Exponential Resolution Lower Bounds for Weak Pigeonhole Principle and Perfect Matching Formulas over Sparse Graphs
Susanna F. de Rezende, Jakob Nordström, Kilian Risse, Dmitry Sokolov
TL;DR
The paper addresses the problem of proving exponential lower bounds on resolution proof length for pigeonhole and perfect matching formulas over sparse, highly unbalanced expander graphs. It develops and applies Razborov's pseudo-width method in conjunction with a graph-closure technique to preserve expansion under adversarial removals, enabling lower bounds in regimes between balanced expanders and dense graphs. The authors establish both average-case and explicit-graph lower bounds for onto-FPHP/PM and functional PHP across a range of left sizes $m$ and left degrees, including constant-degree and polylog-degree regimes, by transforming short proofs into low-width refutations and then proving width lower bounds via a lossy counting argument in a tensor-space.
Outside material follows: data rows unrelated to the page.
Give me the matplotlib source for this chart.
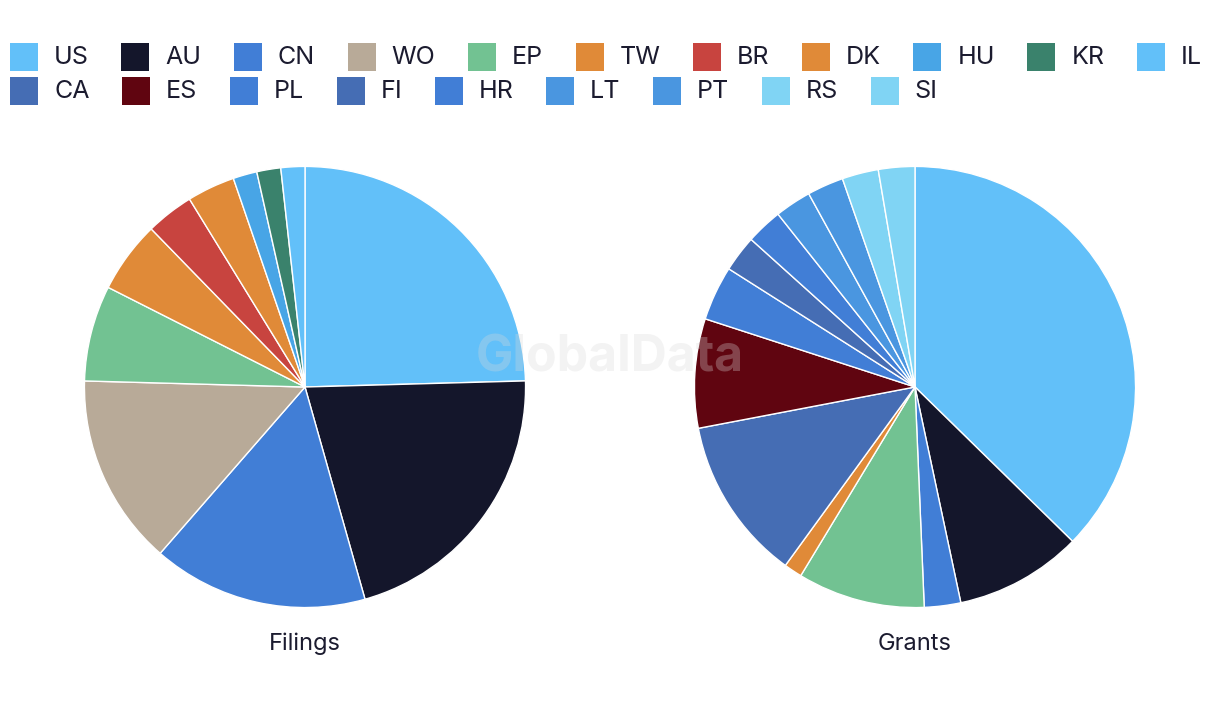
import matplotlib
matplotlib.use('Agg')
import matplotlib.pyplot as plt
from matplotlib.patches import Rectangle

# ---- data ----
countries = ['US', 'AU', 'CN', 'WO', 'EP', 'TW', 'BR', 'DK', 'HU', 'KR', 'IL',
             'CA', 'ES', 'PL', 'FI', 'HR', 'LT', 'PT', 'RS', 'SI']
colors = ['#62c0f9', '#14162b', '#417ed6', '#b8aa98', '#72c292', '#e08a38',
          '#c8443f', '#e08a38', '#48a5e6', '#3a826c', '#62c0f9',
          '#456db4', '#600510', '#417ed6', '#456db4', '#417ed6', '#4a96e0',
          '#4a96e0', '#80d4f4', '#80d4f4']
filings = [14, 12, 9, 8, 4, 3, 2, 2, 1, 1, 1, 0, 0, 0, 0, 0, 0, 0, 0, 0]
grants = [28, 7, 2, 0, 7, 1, 0, 0, 0, 0, 0, 9, 6, 3, 2, 2, 2, 2, 2, 2]
pie_titles = ['Filings', 'Grants']
legend_rows = [11, 9]

# ---- layout ----
W, H = 1220, 720
TEXT = '#1b1b2f'
plt.rcParams['font.family'] = ['Inter', 'DejaVu Sans']
fig = plt.figure(figsize=(W / 100, H / 100), dpi=100)
fig.patch.set_facecolor('white')


def px_axes(cx, cy, r):
    return fig.add_axes([(cx - r) / W, (H - cy - r) / H, 2 * r / W, 2 * r / H])


centers = [(305, 387), (915, 387)]
radius = 221
for (cx, cy), vals, title in zip(centers, [filings, grants], pie_titles):
    ax = px_axes(cx, cy, radius)
    v = [x for x in vals if x > 0]
    c = [col for x, col in zip(vals, colors) if x > 0]
    ax.pie(v, colors=c, startangle=90, counterclock=False, radius=1,
           wedgeprops=dict(edgecolor='white', linewidth=1.0))
    ax.set_xlim(-1.002, 1.002)
    ax.set_ylim(-1.002, 1.002)
    ax.set_aspect('equal')
    ax.axis('off')
    fig.text(cx / W, 1 - 644 / H, title, fontsize=17, color=TEXT,
             ha='center', va='center')

# watermark
fig.text(610 / W, 1 - 358 / H, 'GlobalData', fontsize=36, weight='bold',
         color='#d8d8d8', alpha=0.3, ha='center', va='center', zorder=10)

# ---- legend (flow layout) ----
lax = fig.add_axes([0, 0, 1, 1])
lax.set_xlim(0, W)
lax.set_ylim(H, 0)
lax.axis('off')
renderer = fig.canvas.get_renderer()
sw_w, sw_h = 28, 27.5
row_y = [57, 91]
idx = 0
for r, n in enumerate(legend_rows):
    x = 10
    for k in range(n):
        name = countries[idx]
        col = colors[idx]
        lax.add_patch(Rectangle((x, row_y[r] - sw_h / 2), sw_w, sw_h,
                                facecolor=col, edgecolor='none'))
        t = lax.text(x + 44, row_y[r] + 1, name, fontsize=18, color=TEXT,
                     ha='left', va='center')
        wpx = t.get_window_extent(renderer).width
        x = x + 44 + wpx + 32.5
        idx += 1

fig.savefig('out.png', dpi=100, facecolor='white')
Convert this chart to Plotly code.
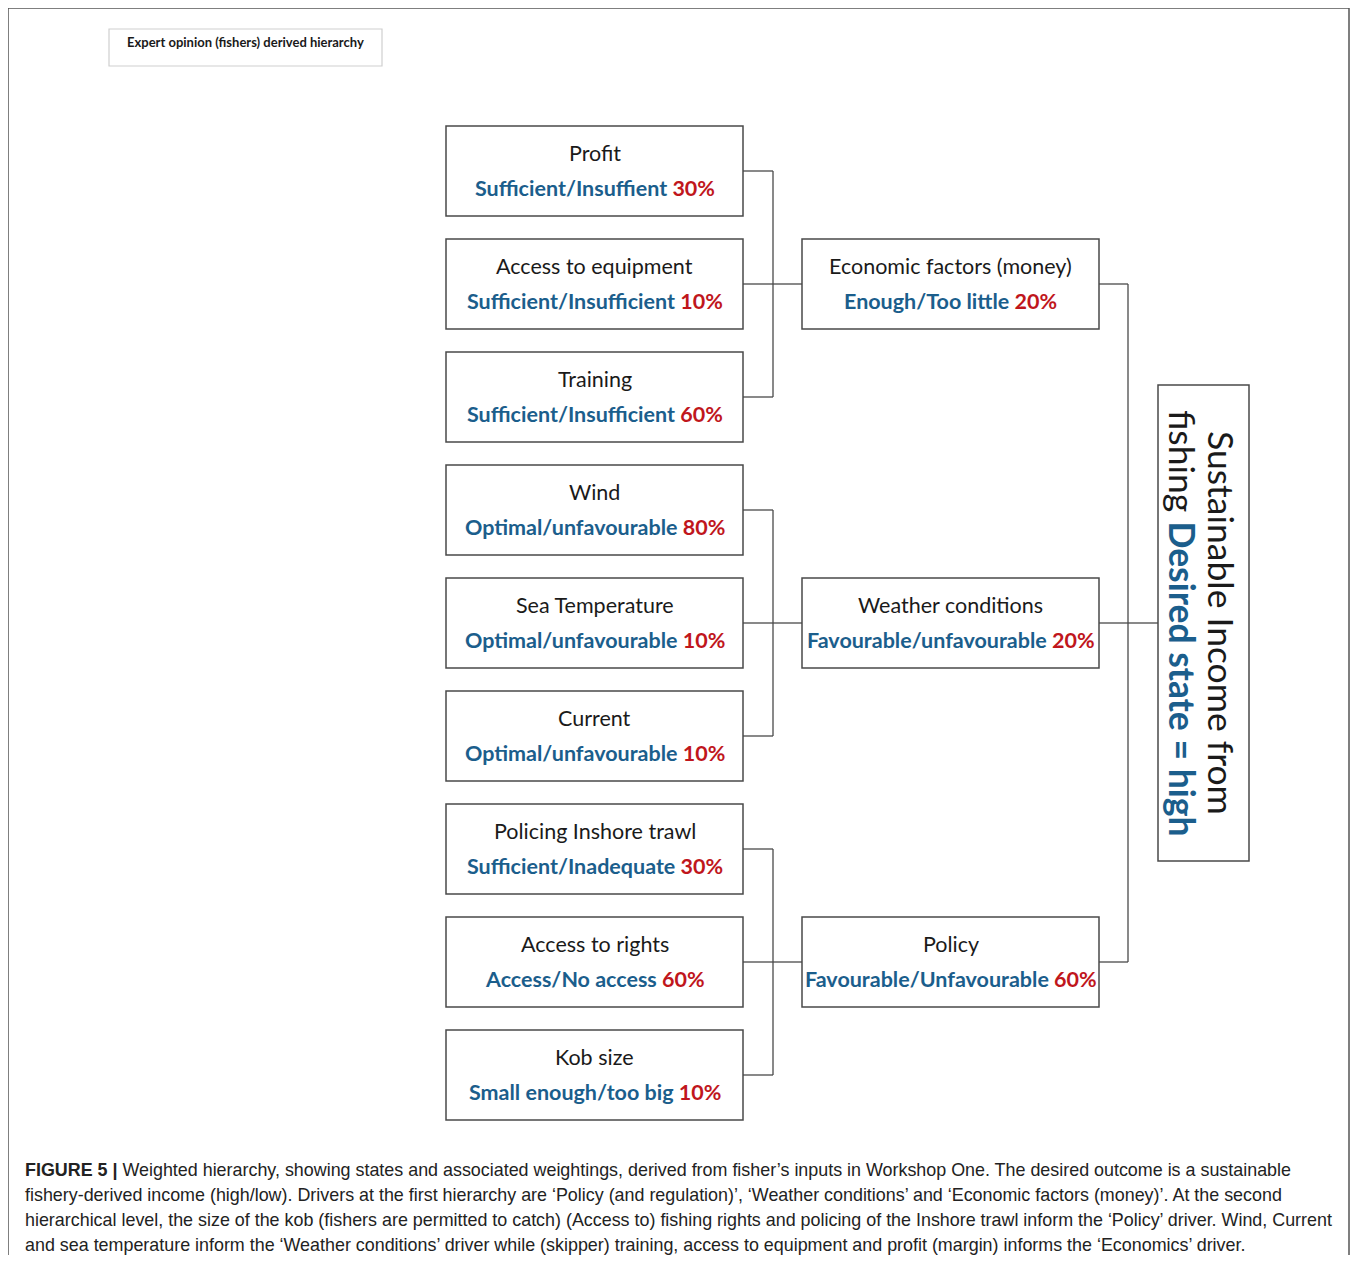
import plotly.graph_objects as go

# ---------------- data ----------------
leaf_names = ["Profit", "Access to equipment", "Training",
              "Wind", "Sea Temperature", "Current",
              "Policing Inshore trawl", "Access to rights", "Kob size"]
leaf_states = ["Sufficient/Insuffient", "Sufficient/Insufficient", "Sufficient/Insufficient",
               "Optimal/unfavourable", "Optimal/unfavourable", "Optimal/unfavourable",
               "Sufficient/Inadequate", "Access/No access", "Small enough/too big"]
leaf_weights = [30, 10, 60, 80, 10, 10, 30, 60, 10]
leaf_parent = [0, 0, 0, 1, 1, 1, 2, 2, 2]

driver_names = ["Economic factors (money)", "Weather conditions", "Policy"]
driver_states = ["Enough/Too little", "Favourable/unfavourable", "Favourable/Unfavourable"]
driver_weights = [20, 20, 60]

goal_line1 = "Sustainable Income from"
goal_line2_a = "fishing"
goal_line2_b = "Desired state = high"

header_text = "Expert opinion (fishers) derived hierarchy"
caption_lines = [
    "<b>FIGURE 5 |</b> Weighted hierarchy, showing states and associated weightings, derived from fisher\u2019s inputs in Workshop One. The desired outcome is a sustainable",
    "fishery-derived income (high/low). Drivers at the first hierarchy are \u2018Policy (and regulation)\u2019, \u2018Weather conditions\u2019 and \u2018Economic factors (money)\u2019. At the second",
    "hierarchical level, the size of the kob (fishers are permitted to catch) (Access to) fishing rights and policing of the Inshore trawl inform the \u2018Policy\u2019 driver. Wind, Current",
    "and sea temperature inform the \u2018Weather conditions\u2019 driver while (skipper) training, access to equipment and profit (margin) informs the \u2018Economics\u2019 driver.",
]

# ---------------- style / layout ----------------
PAGE_W, PAGE_H = 1358, 1263
OFF = 8  # page body margin
W, H = PAGE_W - OFF, PAGE_H - 2 * OFF
BLUE = "#1b5e8c"
RED = "#c0161c"
INK = "#1a1a1a"
LINE = "#4a4a4a"
BOXFONT = "Lato, Open Sans, sans-serif"
CAPFONT = "Liberation Sans Narrow, Arial Narrow, Liberation Sans, Arial, sans-serif"

LEAF_X0, LEAF_X1 = 446, 743
DRV_X0, DRV_X1 = 802, 1099
BOX_H = 90
LEAF_TOP0, LEAF_STEP = 126, 113.0
JOIN1_X = 773
JOIN2_X = 1128
GOAL = dict(x0=1158, x1=1249, y0=385, y1=861)
FRAME_R = 1349

shapes = []
annotations = []


def box(x0, y0, x1, y1, color=LINE, width=1.5):
    shapes.append(dict(type="rect", x0=x0, y0=y0, x1=x1, y1=y1, xref="x", yref="y",
                       line=dict(color=color, width=width), fillcolor="rgba(0,0,0,0)"))


def seg(x0, y0, x1, y1, color=LINE, width=1.3):
    shapes.append(dict(type="line", x0=x0, y0=y0, x1=x1, y1=y1, xref="x", yref="y",
                       line=dict(color=color, width=width)))


def two_line_text(cx, top, name, state, weight):
    annotations.append(dict(x=cx, y=top + 27, text=name, showarrow=False, xref="x", yref="y",
                            xanchor="center", yanchor="middle",
                            font=dict(family=BOXFONT, size=21.5, color=INK)))
    annotations.append(dict(x=cx, y=top + 62,
                            text=f"<b><span style='color:{BLUE}'>{state}</span> "
                                 f"<span style='color:{RED}'>{weight}%</span></b>",
                            showarrow=False, xref="x", yref="y", xanchor="center", yanchor="middle",
                            font=dict(family=BOXFONT, size=21.5, color=BLUE)))


# outer frame (three sides)
shapes.append(dict(type="path",
                   path=f"M 8 {PAGE_H + 5} L 8 8 L {FRAME_R} 8 L {FRAME_R} {PAGE_H + 5}",
                   xref="x", yref="y", line=dict(color="#555555", width=1.5)))

# header box
box(109, 29, 382, 66, color="#cfcfcf", width=1.2)
annotations.append(dict(x=245, y=42, text=f"<b>{header_text}</b>", showarrow=False,
                        xref="x", yref="y", xanchor="center", yanchor="middle",
                        font=dict(family=BOXFONT, size=13, color=INK)))

# leaves
leaf_mid = []
for i, (n, s, w) in enumerate(zip(leaf_names, leaf_states, leaf_weights)):
    top = LEAF_TOP0 + i * LEAF_STEP
    box(LEAF_X0, top, LEAF_X1, top + BOX_H)
    two_line_text((LEAF_X0 + LEAF_X1) / 2, top, n, s, w)
    leaf_mid.append(top + BOX_H / 2)

# drivers, aligned with middle child of each group
drv_mid = []
for g, (n, s, w) in enumerate(zip(driver_names, driver_states, driver_weights)):
    kids = [i for i, p in enumerate(leaf_parent) if p == g]
    mid_kid = kids[len(kids) // 2]
    top = LEAF_TOP0 + mid_kid * LEAF_STEP
    box(DRV_X0, top, DRV_X1, top + BOX_H)
    two_line_text((DRV_X0 + DRV_X1) / 2, top, n, s, w)
    ym = top + BOX_H / 2
    drv_mid.append(ym)
    for k in kids:
        seg(LEAF_X1, leaf_mid[k], JOIN1_X, leaf_mid[k])
    seg(JOIN1_X, leaf_mid[kids[0]], JOIN1_X, leaf_mid[kids[-1]])
    seg(JOIN1_X, ym, DRV_X0, ym)
    seg(DRV_X1, ym, JOIN2_X, ym)

seg(JOIN2_X, min(drv_mid), JOIN2_X, max(drv_mid))
goal_mid = drv_mid[len(drv_mid) // 2]
seg(JOIN2_X, goal_mid, GOAL["x0"], goal_mid)

# goal box with rotated text
gy = (GOAL["y0"] + GOAL["y1"]) / 2
box(GOAL["x0"], GOAL["y0"], GOAL["x1"], GOAL["y1"])
annotations.append(dict(x=1222, y=gy, text=goal_line1,
                        textangle=90, showarrow=False, xref="x", yref="y",
                        xanchor="center", yanchor="middle",
                        font=dict(family=BOXFONT, size=35.5, color=INK)))
annotations.append(dict(x=1183, y=gy,
                        text=f"{goal_line2_a} <b><span style='color:{BLUE}'>{goal_line2_b}</span></b>",
                        textangle=90, showarrow=False, xref="x", yref="y",
                        xanchor="center", yanchor="middle",
                        font=dict(family=BOXFONT, size=35.5, color=INK)))

# caption
for j, line in enumerate(caption_lines):
    annotations.append(dict(x=23, y=1170 + j * 25, text=line, showarrow=False,
                            xref="x", yref="y", xanchor="left", yanchor="middle",
                            font=dict(family=CAPFONT, size=17.9, color="#222222")))

fig = go.Figure()
fig.update_layout(
    width=W, height=H, margin=dict(l=0, r=0, t=0, b=0),
    paper_bgcolor="white", plot_bgcolor="white",
    xaxis=dict(range=[OFF, OFF + W], visible=False, fixedrange=True),
    yaxis=dict(range=[OFF + H, OFF], visible=False, fixedrange=True),
    shapes=shapes, annotations=annotations, showlegend=False,
)
fig.write_html("out.html")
The results bridge existing gaps in graph PHP/PM lower bounds and demonstrate the versatility of the pseudo-width method, with potential applicability to other open problems in resolution and related proof systems.
Abstract
We show exponential lower bounds on resolution proof length for pigeonhole principle (PHP) formulas and perfect matching formulas over highly unbalanced, sparse expander graphs, thus answering the challenge to establish strong lower bounds in the regime between balanced constant-degree expanders as in [Ben-Sasson and Wigderson '01] and highly unbalanced, dense graphs as in [Raz '04] and [Razborov '03, '04]. We obtain our results by revisiting Razborov's pseudo-width method for PHP formulas over dense graphs and extending it to sparse graphs. This further demonstrates the power of the pseudo-width method, and we believe it could potentially be useful for attacking also other longstanding open problems for resolution and other proof systems.